What is needed:
Exactly repeat the material, dropping every picture from the copy.

Given information:
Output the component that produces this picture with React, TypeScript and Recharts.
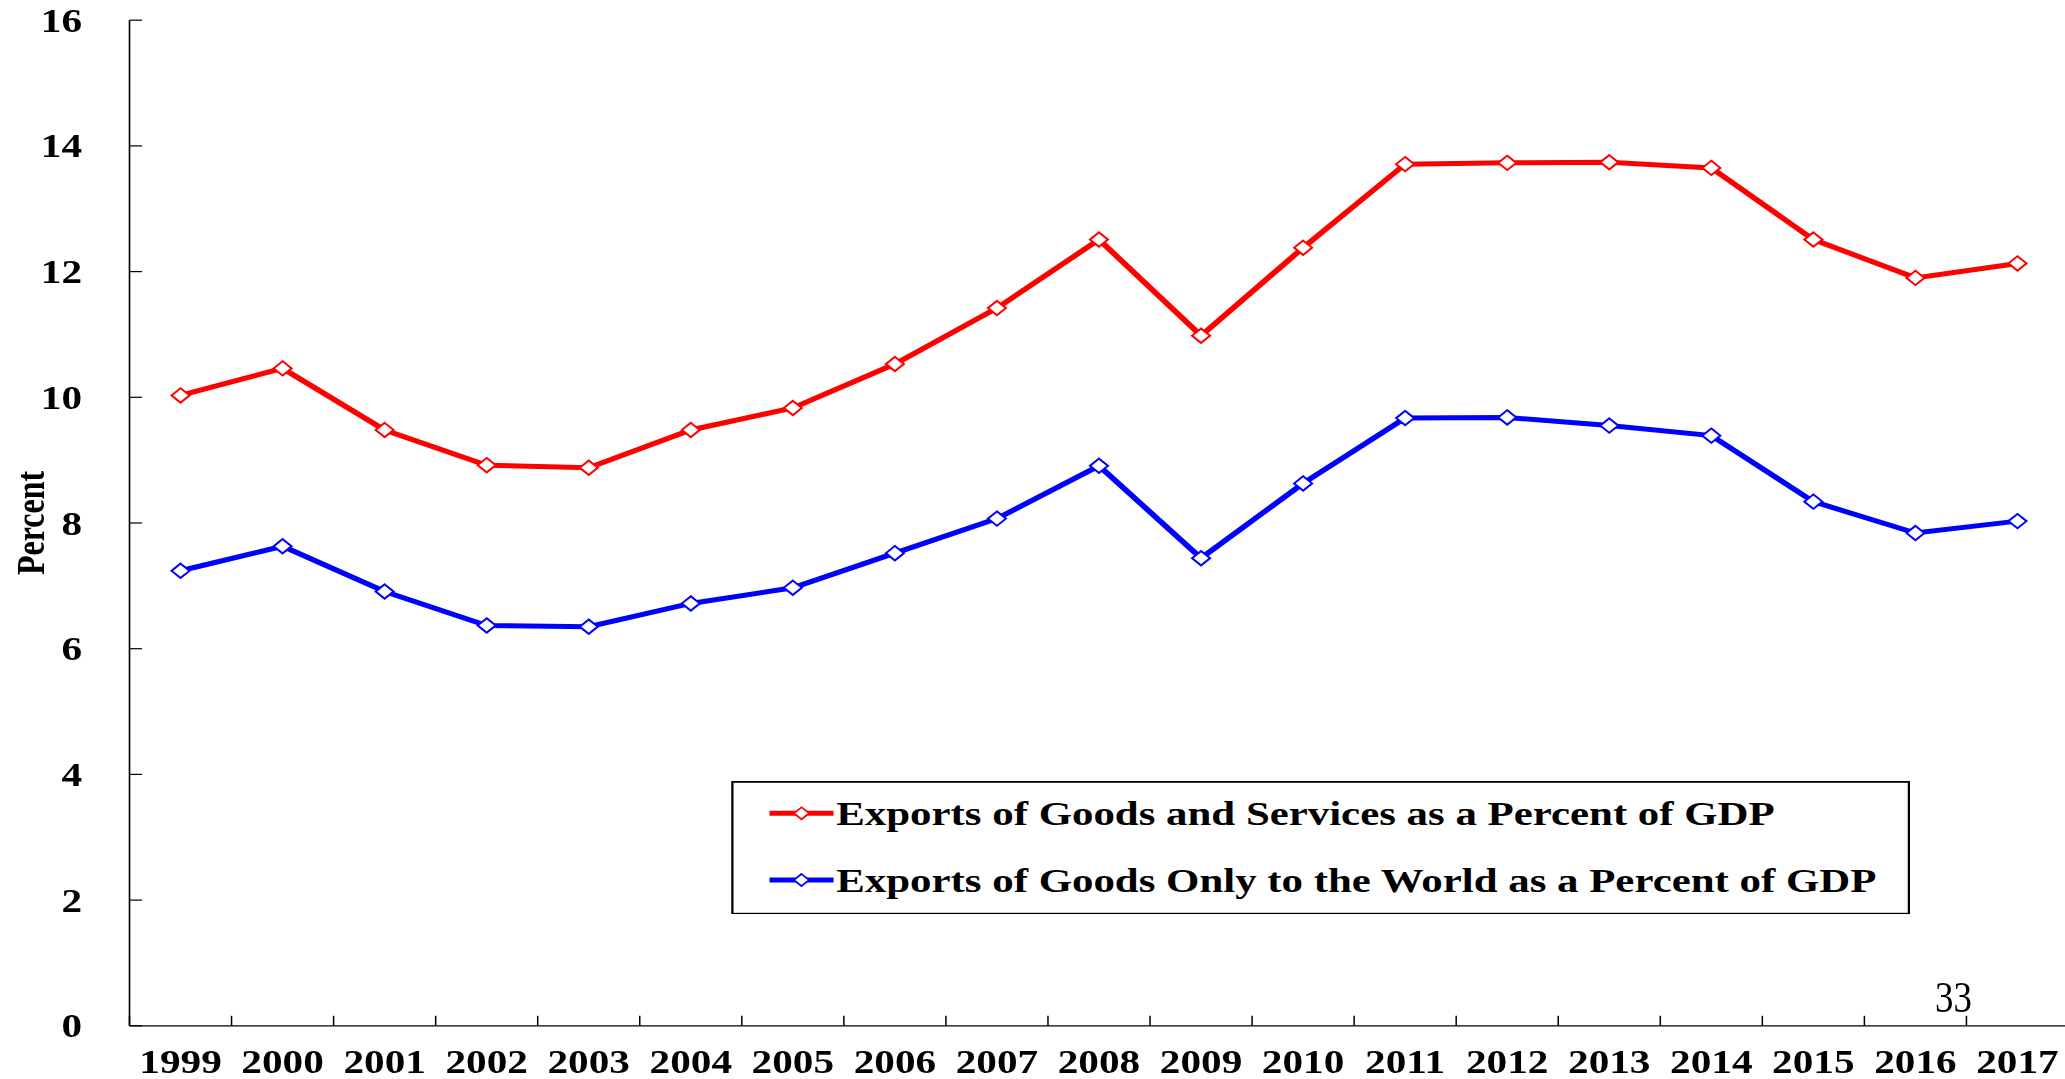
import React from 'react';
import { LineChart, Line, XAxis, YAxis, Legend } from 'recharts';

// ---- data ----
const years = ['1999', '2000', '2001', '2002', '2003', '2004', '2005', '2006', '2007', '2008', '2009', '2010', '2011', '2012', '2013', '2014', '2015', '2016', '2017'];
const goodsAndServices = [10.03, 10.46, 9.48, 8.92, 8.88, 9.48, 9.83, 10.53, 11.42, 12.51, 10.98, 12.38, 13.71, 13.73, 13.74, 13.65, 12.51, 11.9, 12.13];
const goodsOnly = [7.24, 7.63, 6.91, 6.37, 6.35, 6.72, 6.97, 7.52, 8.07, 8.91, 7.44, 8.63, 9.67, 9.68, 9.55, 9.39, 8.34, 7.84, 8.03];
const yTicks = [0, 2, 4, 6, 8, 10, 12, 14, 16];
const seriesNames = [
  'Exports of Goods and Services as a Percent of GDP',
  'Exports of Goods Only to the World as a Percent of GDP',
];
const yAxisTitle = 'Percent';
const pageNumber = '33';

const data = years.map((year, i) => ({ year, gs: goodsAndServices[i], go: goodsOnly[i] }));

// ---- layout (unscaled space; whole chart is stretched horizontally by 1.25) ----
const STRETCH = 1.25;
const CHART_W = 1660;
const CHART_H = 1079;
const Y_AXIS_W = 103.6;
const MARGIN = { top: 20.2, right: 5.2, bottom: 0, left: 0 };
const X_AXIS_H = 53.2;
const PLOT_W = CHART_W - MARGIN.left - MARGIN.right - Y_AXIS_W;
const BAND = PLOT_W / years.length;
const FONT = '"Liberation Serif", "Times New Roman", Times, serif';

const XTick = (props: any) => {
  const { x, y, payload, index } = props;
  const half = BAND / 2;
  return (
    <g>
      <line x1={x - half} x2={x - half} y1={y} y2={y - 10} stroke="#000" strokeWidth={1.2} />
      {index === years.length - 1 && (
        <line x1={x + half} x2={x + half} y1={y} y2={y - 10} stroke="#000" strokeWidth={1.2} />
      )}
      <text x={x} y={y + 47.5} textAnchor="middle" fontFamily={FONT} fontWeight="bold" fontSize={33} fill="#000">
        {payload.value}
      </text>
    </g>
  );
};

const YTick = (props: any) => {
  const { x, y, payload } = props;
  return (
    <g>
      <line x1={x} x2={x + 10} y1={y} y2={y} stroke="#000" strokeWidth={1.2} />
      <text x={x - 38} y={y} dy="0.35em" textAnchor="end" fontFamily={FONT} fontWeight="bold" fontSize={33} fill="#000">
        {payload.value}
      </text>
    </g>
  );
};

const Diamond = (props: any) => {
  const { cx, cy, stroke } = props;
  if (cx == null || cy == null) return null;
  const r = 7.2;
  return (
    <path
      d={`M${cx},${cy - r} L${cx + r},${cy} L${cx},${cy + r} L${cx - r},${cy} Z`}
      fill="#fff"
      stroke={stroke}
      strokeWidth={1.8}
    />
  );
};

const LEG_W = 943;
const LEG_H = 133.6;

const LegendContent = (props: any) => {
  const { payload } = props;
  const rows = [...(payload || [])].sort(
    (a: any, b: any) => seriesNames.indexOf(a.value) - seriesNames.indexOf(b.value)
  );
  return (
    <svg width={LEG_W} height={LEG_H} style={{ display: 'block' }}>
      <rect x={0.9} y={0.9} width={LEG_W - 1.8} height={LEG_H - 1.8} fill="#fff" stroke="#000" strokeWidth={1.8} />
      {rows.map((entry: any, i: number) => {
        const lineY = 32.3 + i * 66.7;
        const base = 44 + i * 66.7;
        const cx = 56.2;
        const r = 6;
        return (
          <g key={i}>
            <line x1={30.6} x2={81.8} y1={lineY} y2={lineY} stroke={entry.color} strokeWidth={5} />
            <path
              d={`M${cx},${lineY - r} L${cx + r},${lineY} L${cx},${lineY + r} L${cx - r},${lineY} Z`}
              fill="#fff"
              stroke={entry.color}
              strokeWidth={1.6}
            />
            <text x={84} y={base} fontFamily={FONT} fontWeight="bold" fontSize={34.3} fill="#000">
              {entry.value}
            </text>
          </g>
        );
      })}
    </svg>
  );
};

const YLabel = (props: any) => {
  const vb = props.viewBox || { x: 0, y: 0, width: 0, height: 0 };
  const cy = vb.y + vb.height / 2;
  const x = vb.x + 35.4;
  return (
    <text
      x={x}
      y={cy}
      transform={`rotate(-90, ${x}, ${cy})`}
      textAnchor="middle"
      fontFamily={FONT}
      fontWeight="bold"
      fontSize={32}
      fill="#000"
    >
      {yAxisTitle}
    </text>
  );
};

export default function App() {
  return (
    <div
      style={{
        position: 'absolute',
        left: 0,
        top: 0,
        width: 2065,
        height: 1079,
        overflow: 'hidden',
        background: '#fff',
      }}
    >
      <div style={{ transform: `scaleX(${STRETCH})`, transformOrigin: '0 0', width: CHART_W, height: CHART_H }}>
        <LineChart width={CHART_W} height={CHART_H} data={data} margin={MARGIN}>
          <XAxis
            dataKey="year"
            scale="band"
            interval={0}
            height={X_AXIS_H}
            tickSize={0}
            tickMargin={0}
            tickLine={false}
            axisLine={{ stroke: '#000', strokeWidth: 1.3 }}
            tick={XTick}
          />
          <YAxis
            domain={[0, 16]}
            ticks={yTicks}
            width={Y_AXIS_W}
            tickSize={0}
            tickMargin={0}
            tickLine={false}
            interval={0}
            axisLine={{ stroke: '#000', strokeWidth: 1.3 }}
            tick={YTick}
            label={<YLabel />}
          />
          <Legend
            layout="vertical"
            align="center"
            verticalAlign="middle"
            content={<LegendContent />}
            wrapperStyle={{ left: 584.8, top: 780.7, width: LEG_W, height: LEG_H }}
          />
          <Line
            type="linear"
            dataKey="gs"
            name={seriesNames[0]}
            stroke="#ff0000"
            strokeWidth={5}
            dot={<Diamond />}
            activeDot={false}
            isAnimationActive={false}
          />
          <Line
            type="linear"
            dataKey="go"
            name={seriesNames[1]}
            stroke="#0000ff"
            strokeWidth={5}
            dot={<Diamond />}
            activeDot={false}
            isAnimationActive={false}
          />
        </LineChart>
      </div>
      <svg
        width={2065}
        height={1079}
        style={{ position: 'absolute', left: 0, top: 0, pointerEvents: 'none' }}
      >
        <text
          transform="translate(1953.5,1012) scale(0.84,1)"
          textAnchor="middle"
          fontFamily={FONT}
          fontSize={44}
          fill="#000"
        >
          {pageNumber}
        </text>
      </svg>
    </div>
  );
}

Answer:
Output the component that produces this picture with React, TypeScript and Recharts.
import React from 'react';
import { LineChart, Line, XAxis, YAxis, Legend } from 'recharts';

// ---- data ----
const years = ['1999', '2000', '2001', '2002', '2003', '2004', '2005', '2006', '2007', '2008', '2009', '2010', '2011', '2012', '2013', '2014', '2015', '2016', '2017'];
const goodsAndServices = [10.03, 10.46, 9.48, 8.92, 8.88, 9.48, 9.83, 10.53, 11.42, 12.51, 10.98, 12.38, 13.71, 13.73, 13.74, 13.65, 12.51, 11.9, 12.13];
const goodsOnly = [7.24, 7.63, 6.91, 6.37, 6.35, 6.72, 6.97, 7.52, 8.07, 8.91, 7.44, 8.63, 9.67, 9.68, 9.55, 9.39, 8.34, 7.84, 8.03];
const yTicks = [0, 2, 4, 6, 8, 10, 12, 14, 16];
const seriesNames = [
  'Exports of Goods and Services as a Percent of GDP',
  'Exports of Goods Only to the World as a Percent of GDP',
];
const yAxisTitle = 'Percent';
const pageNumber = '33';

const data = years.map((year, i) => ({ year, gs: goodsAndServices[i], go: goodsOnly[i] }));

// ---- layout (unscaled space; whole chart is stretched horizontally by 1.25) ----
const STRETCH = 1.25;
const CHART_W = 1660;
const CHART_H = 1079;
const Y_AXIS_W = 103.6;
const MARGIN = { top: 20.2, right: 5.2, bottom: 0, left: 0 };
const X_AXIS_H = 53.2;
const PLOT_W = CHART_W - MARGIN.left - MARGIN.right - Y_AXIS_W;
const BAND = PLOT_W / years.length;
const FONT = '"Liberation Serif", "Times New Roman", Times, serif';

const XTick = (props: any) => {
  const { x, y, payload, index } = props;
  const half = BAND / 2;
  return (
    <g>
      <line x1={x - half} x2={x - half} y1={y} y2={y - 10} stroke="#000" strokeWidth={1.2} />
      {index === years.length - 1 && (
        <line x1={x + half} x2={x + half} y1={y} y2={y - 10} stroke="#000" strokeWidth={1.2} />
      )}
      <text x={x} y={y + 47.5} textAnchor="middle" fontFamily={FONT} fontWeight="bold" fontSize={33} fill="#000">
        {payload.value}
      </text>
    </g>
  );
};

const YTick = (props: any) => {
  const { x, y, payload } = props;
  return (
    <g>
      <line x1={x} x2={x + 10} y1={y} y2={y} stroke="#000" strokeWidth={1.2} />
      <text x={x - 38} y={y} dy="0.35em" textAnchor="end" fontFamily={FONT} fontWeight="bold" fontSize={33} fill="#000">
        {payload.value}
      </text>
    </g>
  );
};

const Diamond = (props: any) => {
  const { cx, cy, stroke } = props;
  if (cx == null || cy == null) return null;
  const r = 7.2;
  return (
    <path
      d={`M${cx},${cy - r} L${cx + r},${cy} L${cx},${cy + r} L${cx - r},${cy} Z`}
      fill="#fff"
      stroke={stroke}
      strokeWidth={1.8}
    />
  );
};

const LEG_W = 943;
const LEG_H = 133.6;

const LegendContent = (props: any) => {
  const { payload } = props;
  const rows = [...(payload || [])].sort(
    (a: any, b: any) => seriesNames.indexOf(a.value) - seriesNames.indexOf(b.value)
  );
  return (
    <svg width={LEG_W} height={LEG_H} style={{ display: 'block' }}>
      <rect x={0.9} y={0.9} width={LEG_W - 1.8} height={LEG_H - 1.8} fill="#fff" stroke="#000" strokeWidth={1.8} />
      {rows.map((entry: any, i: number) => {
        const lineY = 32.3 + i * 66.7;
        const base = 44 + i * 66.7;
        const cx = 56.2;
        const r = 6;
        return (
          <g key={i}>
            <line x1={30.6} x2={81.8} y1={lineY} y2={lineY} stroke={entry.color} strokeWidth={5} />
            <path
              d={`M${cx},${lineY - r} L${cx + r},${lineY} L${cx},${lineY + r} L${cx - r},${lineY} Z`}
              fill="#fff"
              stroke={entry.color}
              strokeWidth={1.6}
            />
            <text x={84} y={base} fontFamily={FONT} fontWeight="bold" fontSize={34.3} fill="#000">
              {entry.value}
            </text>
          </g>
        );
      })}
    </svg>
  );
};

const YLabel = (props: any) => {
  const vb = props.viewBox || { x: 0, y: 0, width: 0, height: 0 };
  const cy = vb.y + vb.height / 2;
  const x = vb.x + 35.4;
  return (
    <text
      x={x}
      y={cy}
      transform={`rotate(-90, ${x}, ${cy})`}
      textAnchor="middle"
      fontFamily={FONT}
      fontWeight="bold"
      fontSize={32}
      fill="#000"
    >
      {yAxisTitle}
    </text>
  );
};

export default function App() {
  return (
    <div
      style={{
        position: 'absolute',
        left: 0,
        top: 0,
        width: 2065,
        height: 1079,
        overflow: 'hidden',
        background: '#fff',
      }}
    >
      <div style={{ transform: `scaleX(${STRETCH})`, transformOrigin: '0 0', width: CHART_W, height: CHART_H }}>
        <LineChart width={CHART_W} height={CHART_H} data={data} margin={MARGIN}>
          <XAxis
            dataKey="year"
            scale="band"
            interval={0}
            height={X_AXIS_H}
            tickSize={0}
            tickMargin={0}
            tickLine={false}
            axisLine={{ stroke: '#000', strokeWidth: 1.3 }}
            tick={XTick}
          />
          <YAxis
            domain={[0, 16]}
            ticks={yTicks}
            width={Y_AXIS_W}
            tickSize={0}
            tickMargin={0}
            tickLine={false}
            interval={0}
            axisLine={{ stroke: '#000', strokeWidth: 1.3 }}
            tick={YTick}
            label={<YLabel />}
          />
          <Legend
            layout="vertical"
            align="center"
            verticalAlign="middle"
            content={<LegendContent />}
            wrapperStyle={{ left: 584.8, top: 780.7, width: LEG_W, height: LEG_H }}
          />
          <Line
            type="linear"
            dataKey="gs"
            name={seriesNames[0]}
            stroke="#ff0000"
            strokeWidth={5}
            dot={<Diamond />}
            activeDot={false}
            isAnimationActive={false}
          />
          <Line
            type="linear"
            dataKey="go"
            name={seriesNames[1]}
            stroke="#0000ff"
            strokeWidth={5}
            dot={<Diamond />}
            activeDot={false}
            isAnimationActive={false}
          />
        </LineChart>
      </div>
      <svg
        width={2065}
        height={1079}
        style={{ position: 'absolute', left: 0, top: 0, pointerEvents: 'none' }}
      >
        <text
          transform="translate(1953.5,1012) scale(0.84,1)"
          textAnchor="middle"
          fontFamily={FONT}
          fontSize={44}
          fill="#000"
        >
          {pageNumber}
        </text>
      </svg>
    </div>
  );
}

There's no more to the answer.